This is the tragic real-life story of Edwin Valero who transformed himself from a poor petty-thief living a hand-to-mouth existence in a run down suburban Venezuelan small town to becoming the undefeated super-flyweight, and then lightweight boxing champion of the world. This dramatized account starts when the scrawny fit youngster is spotted in the gym where he not only trains, but also lives to avoid going home to his family, by a rather shady promoter who sees the talented Valero (Alexander Leterini) as a potential money maker.
Valero had started boxing at the age of 12 and his successful record in the ring even in those days was fueled as much as by his short-fused temper and his dogged determination to succeed, as well as his natural skills that he had. His schizophrenic behavior had him acting one moment as a gentle and persuasive lover with his schoolgirl sweetheart who would become his young wife, to than an unchecked torrent of violence when he turned back into a real street thug whenever he was angry or jealous.
When he turned professional, Valero had unparalleled success winning every bout by knocking out his opponent, and was destined for an even bigger international career when he had a near-fatal motorbike accident in which he fractured his skull which disbarred him for fighting in the lucrative US market.
The more success he achieved, even 7 years later when he was finally allowed to box in Texas, the more his personal demons destablized him. His palatial new home with his wife and their two children whom he adored were not enough, and as he got addicted to drugs, drink and his demanding mistress, it was obvious that he was heading a fall. Even though he had just hospitalized his wife after beating her up so badly, she still agreed to go on trip to Cuba to accompany Valero to an important boxing match. It was a decision that would cost her life.

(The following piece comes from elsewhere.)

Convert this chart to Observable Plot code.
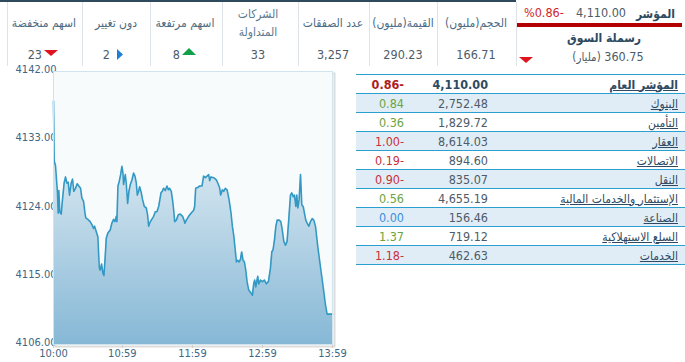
<!DOCTYPE html>
<html><head><meta charset="utf-8">
<script src="https://cdn.jsdelivr.net/npm/d3@7"></script>
<script src="https://cdn.jsdelivr.net/npm/@observablehq/plot@0.6"></script>
<style>
body{margin:0;background:#fff;}
#root{position:relative;width:685px;height:362px;overflow:hidden;font-family:"DejaVu Sans Condensed","DejaVu Sans",sans-serif;}
.t{position:absolute;white-space:nowrap;line-height:16px;height:16px;}
.ln{position:absolute;}
</style></head><body><div id="root"></div>
<script>
// ---- intraday index series (minutes after 10:00, index value) ----
const minutes = [0,0.6,1.7,3.4,4.0,4.6,5.4,6.6,7.7,9.1,
10.3,11.4,12.6,13.7,15.2,16.3,17.4,18.9,20.3,21.7,
23.2,24.3,25.7,27.0,27.7,29.4,31.4,32.9,34.3,35.2,
36.6,38.0,39.2,40.0,41.2,42.3,43.2,44.3,45.2,46.6,
48.6,50.0,51.5,52.6,53.8,54.3,55.2,56.3,57.5,58.6,
59.5,60.0,61.5,62.3,63.5,64.6,65.8,67.2,68.6,69.8,
70.9,71.8,72.9,73.8,75.2,76.3,77.8,79.5,80.6,81.5,
82.3,83.8,85.8,87.2,88.6,90.1,90.9,92.1,93.2,94.3,
95.8,97.2,98.4,99.5,100.9,102.1,102.9,103.8,105.2,106.9,
108.6,110.6,111.8,112.6,113.8,115.8,117.8,120.1,120.9,121.8,
123.5,125.2,127.2,128.6,130.1,131.5,132.9,133.8,134.9,137.2,
139.5,141.0,142.4,143.2,144.7,145.8,147.2,148.7,150.4,152.1,
153.2,154.4,155.5,156.7,157.8,159.0,160.1,161.2,162.4,163.5,
164.7,165.8,167.2,168.7,170.4,171.5,172.4,173.3,174.1,175.0,
175.8,177.3,179.0,180.7,182.4,184.1,185.8,187.0,188.1,189.3,
190.4,191.6,193.3,194.7,195.8,197.3,198.7,200.1,201.3,203.0,
204.1,205.3,206.4,207.6,208.4,209.3,210.4,211.6,212.7,213.9,
215.0,216.1,217.3,218.7,220.1,221.6,223.0,224.4,226.4,228.7,
231.0,233.0,234.4,239.0];
const values = [4138.1,4130.2,4129.6,4126.0,4123.3,4126.3,4123.5,4123.2,4125.1,4127.3,
4128.1,4127.3,4127.4,4125.7,4127.3,4127.8,4126.2,4126.6,4127.2,4126.9,
4126.6,4125.3,4124.9,4123.3,4122.7,4122.5,4122.2,4121.8,4121.3,4121.6,
4120.9,4120.2,4116.2,4115.8,4116.6,4115.4,4115.1,4117.6,4120.0,4120.7,
4121.1,4122.0,4122.5,4122.2,4122.9,4122.2,4126.9,4127.5,4128.4,4129.5,
4128.6,4127.1,4128.4,4127.3,4124.6,4126.2,4127.1,4127.7,4128.6,4128.2,
4127.3,4125.7,4126.2,4126.8,4126.0,4125.1,4124.2,4124.0,4123.1,4121.6,
4122.0,4122.4,4122.9,4123.5,4123.5,4124.2,4124.9,4126.0,4126.2,4126.6,
4126.3,4126.9,4126.4,4126.6,4126.2,4124.9,4123.8,4122.2,4122.4,4123.1,
4123.2,4122.9,4122.4,4122.0,4122.4,4122.9,4123.3,4123.7,4124.2,4126.6,
4126.7,4126.9,4126.9,4128.2,4128.0,4128.2,4128.4,4127.6,4128.1,4128.0,
4127.7,4127.2,4126.6,4125.7,4126.4,4126.2,4126.6,4126.4,4125.1,4123.3,
4121.6,4120.4,4118.7,4116.9,4117.1,4116.9,4117.2,4118.2,4117.1,4116.9,
4115.8,4114.3,4113.2,4112.9,4112.5,4114.0,4114.5,4113.6,4114.3,4115.0,
4114.0,4114.5,4114.3,4114.5,4114.0,4114.3,4116.0,4118.2,4118.5,4119.8,
4121.5,4122.4,4122.4,4122.2,4121.3,4119.6,4119.1,4119.6,4122.0,4125.7,
4126.0,4125.5,4125.7,4124.2,4125.7,4124.0,4125.1,4128.4,4124.4,4124.2,
4123.3,4122.4,4122.0,4121.6,4122.2,4122.6,4122.4,4121.6,4118.9,4116.2,
4113.6,4111.2,4110.0,4110.0];
const xTickMinutes = [0,59,119,179,239];
const xTickLabels = ["10:00","10:59","11:59","12:59","13:59"];
const yTicks = [4106,4115,4124,4133,4142];

// ---- header ----
const headerLabels = ["اسهم منخفضة","دون تغيير","اسهم مرتفعة","الشركات المتداولة","عدد الصفقات","القيمة(مليون)","الحجم(مليون)"];
const headerValues = ["23","2","8","33","3,257","290.23","166.71"];
const indexName = "المؤشر";
const indexValue = "4,110.00";
const indexChange = "%0.86-";
const capLabel = "رسملة السوق";
const capValue = "360.75";
const capUnit = "(مليار)";

// ---- sector table ----
const sectors = ["المؤشر العام","البنوك","التأمين","العقار","الاتصالات","النقل","الإستثمار والخدمات المالية","الصناعة","السلع الاستهلاكية","الخدمات"];
const sectorValues = ["4,110.00","2,752.48","1,829.72","8,614.03","894.60","835.07","4,655.19","156.46","719.12","462.63"];
const sectorChanges = [-0.86,0.84,0.36,-1.00,-0.19,-0.90,0.56,0.00,1.37,-1.18];

const root = document.getElementById("root");
function el(tag, css, html){const e=document.createElement(tag);e.style.cssText=css;if(html!=null)e.innerHTML=html;root.appendChild(e);return e;}
function txt(s, x, y, align, css){
  const w=300; let left = align==='c'? x-w/2 : align==='r'? x-w : x;
  const e=el("div",`left:${left}px;top:${y-8}px;width:${w}px;text-align:${align==='c'?'center':align==='r'?'right':'left'};`+(css||""));
  e.className="t"; e.textContent=s; return e;
}
function tri(x,y,w,h,dir,color){
  const pts = dir==='down'?`0,0 ${w},0 ${w/2},${h}`: dir==='up'?`0,${h} ${w},${h} ${w/2},0`:`0,0 ${w},${h/2} 0,${h}`;
  el("div",`position:absolute;left:${x}px;top:${y}px;width:${w}px;height:${h}px;`,
    `<svg width="${w}" height="${h}" style="display:block"><polygon points="${pts}" fill="${color}"/></svg>`);
}

// ---- chart (Plot) ----
const data = minutes.map((m,i)=>({m, v: values[i]}));
const chart = Plot.plot({
  width: 345, height: 362,
  marginLeft: 53, marginRight: 13, marginTop: 71, marginBottom: 18,
  style: {fontFamily: '"DejaVu Sans Condensed","DejaVu Sans",sans-serif', fontSize: "11px", color: "#3d6784", background: "transparent", overflow: "visible"},
  x: {domain: [0, 239], label: null},
  y: {domain: [4106, 4142], label: null},
  marks: [
    Plot.axisY({ticks: yTicks, tickSize: 0, tickPadding: -3, dy: -2, label: null, tickFormat: d => d.toFixed(2), fill: "#3d6784"}),
    Plot.frame({stroke: "#dcdcdc", strokeWidth: 2, dx: 2, dy: 2}),
    Plot.frame({fill: "#f7fbfc"}),
    Plot.areaY(data, {x: "m", y1: 4106, y2: "v", fill: "url(#areaGrad)", curve: "linear"}),
    Plot.lineY(data, {x: "m", y: "v", stroke: "#3399c4", strokeWidth: 1.6}),
    Plot.frame({stroke: "#cfe4ef"}),
    Plot.axisX({ticks: xTickMinutes, label: null, tickFormat: d => xTickLabels[xTickMinutes.indexOf(d)], tickSize: 3, tickPadding: 1, dy: 1, stroke: "#cccccc", fill: "#3d6784"})
  ]
});
chart.style.position = "absolute"; chart.style.left = "0px"; chart.style.top = "0px";
const NS = "http://www.w3.org/2000/svg";
const defs = document.createElementNS(NS, "defs");
const grad = document.createElementNS(NS, "linearGradient");
grad.setAttribute("id","areaGrad"); grad.setAttribute("gradientUnits","userSpaceOnUse");
grad.setAttribute("x1","0"); grad.setAttribute("x2","0"); grad.setAttribute("y1","71"); grad.setAttribute("y2","344");
[["0","#eef5f9"],["0.45","#c9dfec"],["1","#86b8d6"]].forEach(([o,c])=>{const s=document.createElementNS(NS,"stop");s.setAttribute("offset",o);s.setAttribute("stop-color",c);grad.appendChild(s);});
defs.appendChild(grad); chart.insertBefore(defs, chart.firstChild);
root.appendChild(chart);

// ---- header ----
el("div","position:absolute;left:0;top:0;width:516px;height:2px;background:#2f4a5c;");
[7,82,150,222,298,369,437,516].forEach(x=>el("div",`position:absolute;left:${x}px;top:2px;width:1px;height:64px;background:#dde3e8;`));
const hc = [44,116,185,258,333,403,476];
const labCss = "font-size:12px;color:#4b6b84;";
headerLabels.forEach((s,i)=>{
  if(i===3){ const p=s.split(" "); txt(p[0],hc[i],14,'c',labCss+"color:#5d7a90;"); txt(p[1],hc[i],32,'c',labCss+"color:#5d7a90;"); }
  else txt(s,hc[i],23,'c',labCss);
});
const valCss = "font-size:12.5px;color:#4d5c68;";
txt(headerValues[0],42,55,'r',valCss); tri(44,50,14,6,'down',"#e0141e");
txt(headerValues[1],110,55,'r',valCss); tri(117,49,6,11,'right',"#1f7fd6");
txt(headerValues[2],180,55,'r',valCss); tri(182,48,14,7,'up',"#11a04a");
for(let i=3;i<7;i++) txt(headerValues[i],hc[i],55,'c',valCss);

// index box
txt(indexName,675,14,'r',"font-size:12px;font-weight:bold;color:#2e4a62;");
txt(indexValue,626,13,'r',"font-size:12.5px;color:#4d5c68;");
txt(indexChange,524,13,'l',"font-size:12.5px;color:#d0262c;");
el("div","position:absolute;left:517px;top:23px;width:165px;height:4px;background:#b30000;");
txt(capLabel,604,38,'c',"font-size:12px;font-weight:bold;color:#2e4a62;");
const cap = txt("",608,57,'c',"font-size:12.5px;color:#4d5c68;");
cap.innerHTML = `<span style="font-size:11.5px">${capUnit}</span> ${capValue}`;
tri(519,57,14,6,'down',"#e0141e");

// ---- sector table ----
el("div","position:absolute;left:356px;top:74px;width:329px;height:1px;background:#2a9fd0;");
sectors.forEach((s,i)=>{
  const top = 75 + 19*i;
  el("div",`position:absolute;left:356px;top:${top}px;width:329px;height:18px;background:${i%2? '#e1edf6':'#ffffff'};border-bottom:1px solid #2a9fd0;`);
  const cy = top + 9.5;
  const bold = i===0 ? "font-weight:bold;" : "";
  txt(s,678,cy,'r',"font-size:12px;color:#2e4a62;text-decoration:underline;"+bold);
  txt(sectorValues[i],488,cy,'r',"font-size:12.5px;color:"+(i===0?"#2e4a62":"#4d5c68")+";"+bold);
  const c = sectorChanges[i];
  const col = c<0 ? (i===0?"#b01c22":"#c8323a") : c>0 ? "#6aa53f" : "#3c8fdc";
  const str = c<0 ? Math.abs(c).toFixed(2)+"-" : c.toFixed(2);
  txt(str,404,cy,'r',"font-size:12.5px;color:"+col+";"+bold);
});
</script></body></html>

A large part of this fascinating second feature film from writer/director Ignacio Castillo Cottin focuses on Valero, known professionally as El Inca, immersed in these very blood-splattered violent fights in the ring. He always won by knocking out his opponents, which in the early days he could manage in the first round, but as each bout lasted longer so too did the sheer brutality he inflicted on his opponents determined to win at all costs. The very talented Leterni is pitch perfect with his imposing performance as the conflicted young man whose own life came to such a sad abrupt end which he was just 36 years old.
For his very short career Valero was a national hero that nearly all of Venezuela was desperate to celebrate, and even 7 years after his death still wanting to cling to this an unadulterated image of him, his family went to Court to stop this movie being shown. Fortunately they did not succeed so the legend of El Inca will be shown at Miami Film Festival and beyond very soon.